New technologies make it easier for Australians to work as sole traders or run their own businesses. And millions do so – driven by their passions, lifestyle goals, or simply necessity.
There are estimated to be over two million small and medium-sized businesses in Australia helping to power the nation’s economy. Working for yourself provides freedom and flexibility, but it can mean a fluctuating and less secure income.
This can make it harder to secure a traditional home loan, which usually requires three years of tax returns to prove a steady income. Often self-employed people do not have this paperwork, particularly if they have recently started their businesses. Fortunately there are low doc home loan products available that cater to this growing market segment. Find out more:
- What does low doc mean?
- Who could benefit from a low doc loan?
- What types of low doc loans are there?
- What features are generally available on a low doc loan?

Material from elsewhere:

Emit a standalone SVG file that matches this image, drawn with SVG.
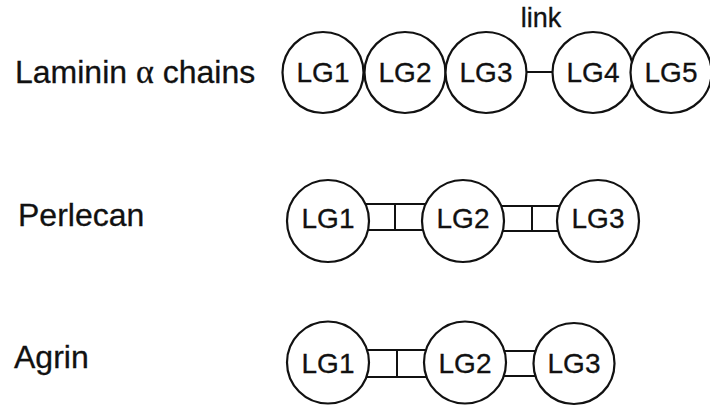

- What features are generally not available?
- How to get approval for a low doc loan?
- What to do next
What is a low doc loan?
In Australia, a low doc loan means you don’t need to provide three years’ worth of financial statements or tax returns to be eligible for a mortgage.
Low doc loan products are designed for lenders who have a good deposit or income and the ability to service their debt, but do not necessarily have the paperwork to validate this.
Lenders will still need to be comfortable though that you can meet your repayments. They will generally still need you to provide evidence of income, but may have different documentation requirements. They may ask you for:
- your business activity statement for the last 12 months,
- business bank statements,
- interim financial statements,
- tax returns for last two years,
- a letter from your accountant that verifies your income.
You will also need to provide some basic information about your business, such as its name, ABN and GST details.
Generally you will pay a higher interest rate or higher fees and charges for a low doc loan product as they carry more risk to the lender. However a low doc loan could enable you to buy the property of your choice at a time that suits you.
Furthermore, many choose to refinance their mortgage – and potentially access lower interest rates, lower fees, and better product features – when they have the necessary paperwork to qualify for a full-doc loan.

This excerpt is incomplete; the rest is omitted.